Short task: Repeat only what lies from the line with "What matplotlib code" to the line with "ax = fig.add_axes([0.185, 0.233, 0.746, 0.724])", those two lines included, exactly as it stands; omit any images.

Records provided:
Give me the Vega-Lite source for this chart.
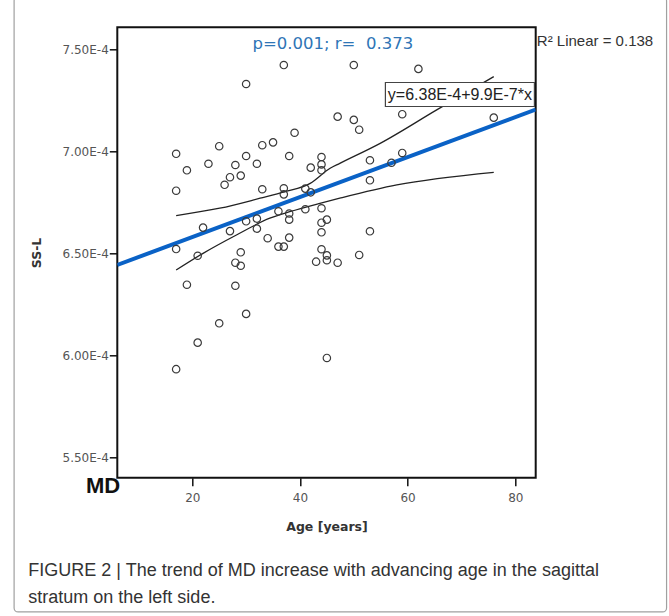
{
  "$schema": "https://vega.github.io/schema/vega-lite/v6.json",
  "autosize": "none",
  "width": 418.4,
  "height": 450.4,
  "padding": {"left": 117.3, "top": 27.3, "right": 133.3, "bottom": 138.3},
  "background": "white",
  "config": {
    "view": {"stroke": "#111111", "strokeWidth": 2},
    "axis": {
      "grid": false,
      "domain": false,
      "tickColor": "#111111",
      "tickWidth": 1.5,
      "tickSize": 8,
      "labelFont": "DejaVu Sans",
      "labelFontSize": 12,
      "labelColor": "#555555",
      "titleFont": "DejaVu Sans",
      "titleFontSize": 12.5,
      "titleFontWeight": "bold",
      "titleColor": "#333333"
    }
  },
  "title": {
    "text": ["FIGURE 2 | The trend of MD increase with advancing age in the sagittal", "stratum on the left side."],
    "orient": "bottom",
    "anchor": "start",
    "frame": "group",
    "dx": -89,
    "offset": -51,
    "font": "Liberation Sans",
    "fontSize": 18,
    "fontWeight": "normal",
    "color": "#333333",
    "lineHeight": 27
  },
  "datasets": {
    "points": [
      {"age": 37, "ss": 0.0007423}, {"age": 50, "ss": 0.0007423}, {"age": 30, "ss": 0.0007330},
      {"age": 47, "ss": 0.0007170}, {"age": 50, "ss": 0.0007154}, {"age": 51, "ss": 0.0007106},
      {"age": 39, "ss": 0.0007091}, {"age": 17, "ss": 0.0006988}, {"age": 25, "ss": 0.0007025},
      {"age": 35, "ss": 0.0007044}, {"age": 33, "ss": 0.0007030}, {"age": 19, "ss": 0.0006907},
      {"age": 23, "ss": 0.0006939}, {"age": 28, "ss": 0.0006933}, {"age": 30, "ss": 0.0006977},
      {"age": 32, "ss": 0.0006939}, {"age": 38, "ss": 0.0006977}, {"age": 44, "ss": 0.0006972},
      {"age": 44, "ss": 0.0006936}, {"age": 44, "ss": 0.0006907}, {"age": 42, "ss": 0.0006920},
      {"age": 53, "ss": 0.0006956}, {"age": 57, "ss": 0.0006944}, {"age": 27, "ss": 0.0006873},
      {"age": 29, "ss": 0.0006881}, {"age": 26, "ss": 0.0006836}, {"age": 17, "ss": 0.0006807},
      {"age": 33, "ss": 0.0006814}, {"age": 37, "ss": 0.0006819}, {"age": 37, "ss": 0.0006789},
      {"age": 41, "ss": 0.0006817}, {"age": 42, "ss": 0.0006799}, {"age": 53, "ss": 0.0006858},
      {"age": 36, "ss": 0.0006706}, {"age": 38, "ss": 0.0006695}, {"age": 41, "ss": 0.0006716},
      {"age": 44, "ss": 0.0006721}, {"age": 45, "ss": 0.0006665}, {"age": 59, "ss": 0.0007182},
      {"age": 59, "ss": 0.0006992}, {"age": 62, "ss": 0.0007404}, {"age": 76, "ss": 0.0007165},
      {"age": 22, "ss": 0.0006626}, {"age": 17, "ss": 0.0006521}, {"age": 27, "ss": 0.0006609},
      {"age": 30, "ss": 0.0006657}, {"age": 32, "ss": 0.0006670}, {"age": 32, "ss": 0.0006621},
      {"age": 38, "ss": 0.0006665}, {"age": 44, "ss": 0.0006650}, {"age": 44, "ss": 0.0006603},
      {"age": 53, "ss": 0.0006608}, {"age": 34, "ss": 0.0006574}, {"age": 38, "ss": 0.0006577},
      {"age": 36, "ss": 0.0006533}, {"age": 37, "ss": 0.0006533}, {"age": 21, "ss": 0.0006488},
      {"age": 29, "ss": 0.0006505}, {"age": 28, "ss": 0.0006454}, {"age": 29, "ss": 0.0006439},
      {"age": 44, "ss": 0.0006520}, {"age": 45, "ss": 0.0006490}, {"age": 45, "ss": 0.0006466},
      {"age": 43, "ss": 0.0006459}, {"age": 47, "ss": 0.0006454}, {"age": 51, "ss": 0.0006492},
      {"age": 19, "ss": 0.0006346}, {"age": 28, "ss": 0.0006341}, {"age": 30, "ss": 0.0006203},
      {"age": 25, "ss": 0.0006157}, {"age": 21, "ss": 0.0006062}, {"age": 17, "ss": 0.0005932},
      {"age": 45, "ss": 0.0005987}
    ],
    "fit": [
      {"age": 6.07, "ss": 0.0006443},
      {"age": 83.79, "ss": 0.0007205}
    ],
    "ci": [
      {"bound": "upper", "age": 17, "ss": 0.0006685},
      {"bound": "upper", "age": 25.1, "ss": 0.0006721},
      {"bound": "upper", "age": 32.6, "ss": 0.0006770},
      {"bound": "upper", "age": 37.2, "ss": 0.0006802},
      {"bound": "upper", "age": 41.9, "ss": 0.0006843},
      {"bound": "upper", "age": 45.6, "ss": 0.0006917},
      {"bound": "upper", "age": 47.4, "ss": 0.0006941},
      {"bound": "upper", "age": 54.9, "ss": 0.0007039},
      {"bound": "upper", "age": 65.4, "ss": 0.0007203},
      {"bound": "upper", "age": 76, "ss": 0.0007366},
      {"bound": "lower", "age": 17, "ss": 0.0006418},
      {"bound": "lower", "age": 22, "ss": 0.0006500},
      {"bound": "lower", "age": 28.2, "ss": 0.0006590},
      {"bound": "lower", "age": 34.4, "ss": 0.0006672},
      {"bound": "lower", "age": 38.1, "ss": 0.0006704},
      {"bound": "lower", "age": 43.7, "ss": 0.0006745},
      {"bound": "lower", "age": 47.4, "ss": 0.0006770},
      {"bound": "lower", "age": 58, "ss": 0.0006835},
      {"bound": "lower", "age": 76, "ss": 0.0006897}
    ],
    "notes": [
      {"label": "p=0.001; r=\u00a0 0.373", "age": 46.1, "ss": 0.0007502}
    ],
    "one": [{}]
  },
  "layer": [
    {
      "data": {"name": "one"},
      "mark": {"type": "rect", "fill": null, "stroke": "#a0a0a0", "strokeWidth": 1.2, "cornerRadius": 4, "clip": false},
      "encoding": {
        "x": {"datum": -13.1, "type": "quantitative"},
        "x2": {"datum": 108.1},
        "y": {"datum": 0.00077565, "type": "quantitative"},
        "y2": {"datum": 0.00047418}
      }
    },
    {
      "data": {"name": "fit"},
      "mark": {"type": "line", "color": "#0a62c6", "strokeWidth": 4, "clip": true},
      "encoding": {
        "x": {"field": "age", "type": "quantitative", "scale": {"domain": [6.07, 83.79], "nice": false, "zero": false},
          "axis": {"values": [20, 40, 60, 80], "title": "Age [years]", "labelPadding": 7, "titlePadding": 17}},
        "y": {"field": "ss", "type": "quantitative", "scale": {"domain": [0.000540, 0.0007608], "nice": false, "zero": false},
          "axis": {"values": [0.00055, 0.0006, 0.00065, 0.0007, 0.00075], "labelExpr": "format(datum.value*10000, '.2f') + 'E-4'", "title": "SS-L", "labelPadding": 1, "titlePadding": 19}}
      }
    },
    {
      "data": {"name": "ci"},
      "mark": {"type": "line", "color": "#222222", "strokeWidth": 1.3, "interpolate": "monotone"},
      "encoding": {
        "x": {"field": "age", "type": "quantitative"},
        "y": {"field": "ss", "type": "quantitative"},
        "detail": {"field": "bound"}
      }
    },
    {
      "data": {"name": "points"},
      "mark": {"type": "point", "shape": "circle", "filled": false, "size": 55, "stroke": "#3a3a3a", "strokeWidth": 1.2, "opacity": 1},
      "encoding": {
        "x": {"field": "age", "type": "quantitative"},
        "y": {"field": "ss", "type": "quantitative"}
      }
    },
    {
      "data": {"name": "one"},
      "mark": {"type": "rect", "fill": "white", "stroke": "#444444", "strokeWidth": 1.2, "clip": false},
      "encoding": {
        "x": {"datum": 55.87, "type": "quantitative"},
        "x2": {"datum": 83.55},
        "y": {"datum": 0.00073374, "type": "quantitative"},
        "y2": {"datum": 0.00072198}
      }
    },
    {
      "data": {"name": "one"},
      "mark": {"type": "text", "text": "y=6.38E-4+9.9E-7*x", "font": "Liberation Sans", "fontSize": 16, "color": "#222222", "align": "center", "baseline": "middle", "clip": false},
      "encoding": {
        "x": {"datum": 69.7, "type": "quantitative"},
        "y": {"datum": 0.0007276, "type": "quantitative"}
      }
    },
    {
      "data": {"name": "notes"},
      "mark": {"type": "text", "font": "DejaVu Sans", "fontSize": 16.5, "color": "#2e75b6", "align": "center", "baseline": "alphabetic"},
      "encoding": {
        "x": {"field": "age", "type": "quantitative"},
        "y": {"field": "ss", "type": "quantitative"},
        "text": {"field": "label"}
      }
    },
    {
      "data": {"name": "one"},
      "mark": {"type": "text", "text": "R² Linear = 0.138", "font": "Liberation Sans", "fontSize": 15, "color": "#333333", "align": "left", "baseline": "alphabetic", "clip": false},
      "encoding": {
        "x": {"datum": 84.0, "type": "quantitative"},
        "y": {"datum": 0.0007518, "type": "quantitative"}
      }
    },
    {
      "data": {"name": "one"},
      "mark": {"type": "text", "text": "MD", "font": "Liberation Sans", "fontSize": 22, "fontWeight": "bold", "color": "#111111", "align": "left", "baseline": "alphabetic", "clip": false},
      "encoding": {
        "x": {"datum": 0.26, "type": "quantitative"},
        "y": {"datum": 0.00053266, "type": "quantitative"}
      }
    }
  ]
}
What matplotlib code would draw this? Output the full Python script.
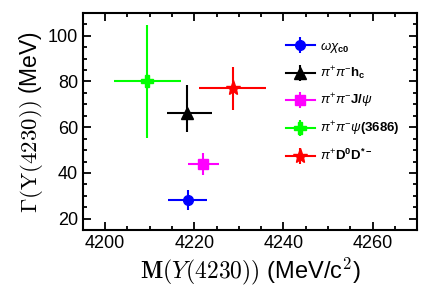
import matplotlib
matplotlib.use("Agg")
import matplotlib.pyplot as plt
from matplotlib.ticker import MultipleLocator
from matplotlib.lines import Line2D

plt.rcParams['font.family'] = ['Liberation Sans', 'DejaVu Sans']
plt.rcParams['mathtext.fontset'] = 'custom'
plt.rcParams['mathtext.rm'] = 'Liberation Sans'
plt.rcParams['mathtext.it'] = 'Liberation Sans:italic'
plt.rcParams['mathtext.bf'] = 'Liberation Sans:bold'

# Data
channels = [r'$\omega\chi_{\mathbf{c0}}$', r'$\pi^{+}\pi^{-}\mathbf{h_c}$',
            r'$\pi^{+}\pi^{-}\mathbf{J/}\psi$', r'$\pi^{+}\pi^{-}\psi\mathbf{(3686)}$',
            r'$\pi^{+}\mathbf{D^{0}D^{*-}}$']
mass = [4218.5, 4218.4, 4222.0, 4209.5, 4228.6]
mass_err_lo = [4.3, 4.5, 3.5, 7.6, 7.5]
mass_err_hi = [4.3, 5.5, 3.5, 7.6, 7.5]
width = [28.2, 66.0, 44.1, 80.1, 77.0]
width_err_lo = [4.4, 8.3, 4.8, 24.6, 9.3]
width_err_hi = [4.4, 12.3, 4.8, 24.6, 9.3]
colors = ['#0000ff', '#000000', '#ff00ff', '#00ff00', '#ff0000']
markers = ['o', '^', 's', 'P', '*']
msizes = [7, 8, 6.5, 9, 11]

fig = plt.figure(figsize=(4.48, 3.0), dpi=100)
ax = fig.add_axes([0.185, 0.233, 0.746, 0.724])

handles = []
for i in range(len(channels)):
    ax.errorbar([mass[i]], [width[i]],
                xerr=[[mass_err_lo[i]], [mass_err_hi[i]]],
                yerr=[[width_err_lo[i]], [width_err_hi[i]]],
                fmt=markers[i], color=colors[i], ms=msizes[i], lw=1.5,
                capsize=0)
    h = (Line2D([], [], color=colors[i], lw=1.5),
         Line2D([], [], color=colors[i], marker='|', ms=11, mew=1.5, ls='none'),
         Line2D([], [], color=colors[i], marker=markers[i], ms=msizes[i], ls='none'))
    handles.append(h)

ax.set_xlim(4195, 4270)
ax.set_ylim(15, 110)
ax.xaxis.set_major_locator(MultipleLocator(20))
ax.xaxis.set_minor_locator(MultipleLocator(5))
ax.yaxis.set_major_locator(MultipleLocator(20))
ax.yaxis.set_minor_locator(MultipleLocator(5))
ax.tick_params(which='both', direction='in', top=True, right=True, width=1.3,
               labelsize=13)
ax.tick_params(which='major', length=6)
ax.tick_params(which='minor', length=3)
for s in ax.spines.values():
    s.set_linewidth(1.5)

xl = ax.set_xlabel(r'$\mathbf{M}(Y(4230))$ (MeV/c$^2$)', fontsize=17, labelpad=3)
xl.set_math_fontfamily('cm')
yl = ax.set_ylabel(r'$\Gamma(\mathrm{Y}(4230))$ (MeV)', fontsize=16.5, labelpad=2)
yl.set_math_fontfamily('cm')

leg = ax.legend(handles, channels, loc='upper right', bbox_to_anchor=(0.985, 0.93),
                frameon=False, fontsize=9.5, handlelength=2.2, labelspacing=0.75,
                handletextpad=0.45)

fig.savefig('out.png', dpi=100)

Final answer:
What matplotlib code would draw this? Output the full Python script.
import matplotlib
matplotlib.use("Agg")
import matplotlib.pyplot as plt
from matplotlib.ticker import MultipleLocator
from matplotlib.lines import Line2D

plt.rcParams['font.family'] = ['Liberation Sans', 'DejaVu Sans']
plt.rcParams['mathtext.fontset'] = 'custom'
plt.rcParams['mathtext.rm'] = 'Liberation Sans'
plt.rcParams['mathtext.it'] = 'Liberation Sans:italic'
plt.rcParams['mathtext.bf'] = 'Liberation Sans:bold'

# Data
channels = [r'$\omega\chi_{\mathbf{c0}}$', r'$\pi^{+}\pi^{-}\mathbf{h_c}$',
            r'$\pi^{+}\pi^{-}\mathbf{J/}\psi$', r'$\pi^{+}\pi^{-}\psi\mathbf{(3686)}$',
            r'$\pi^{+}\mathbf{D^{0}D^{*-}}$']
mass = [4218.5, 4218.4, 4222.0, 4209.5, 4228.6]
mass_err_lo = [4.3, 4.5, 3.5, 7.6, 7.5]
mass_err_hi = [4.3, 5.5, 3.5, 7.6, 7.5]
width = [28.2, 66.0, 44.1, 80.1, 77.0]
width_err_lo = [4.4, 8.3, 4.8, 24.6, 9.3]
width_err_hi = [4.4, 12.3, 4.8, 24.6, 9.3]
colors = ['#0000ff', '#000000', '#ff00ff', '#00ff00', '#ff0000']
markers = ['o', '^', 's', 'P', '*']
msizes = [7, 8, 6.5, 9, 11]

fig = plt.figure(figsize=(4.48, 3.0), dpi=100)
ax = fig.add_axes([0.185, 0.233, 0.746, 0.724])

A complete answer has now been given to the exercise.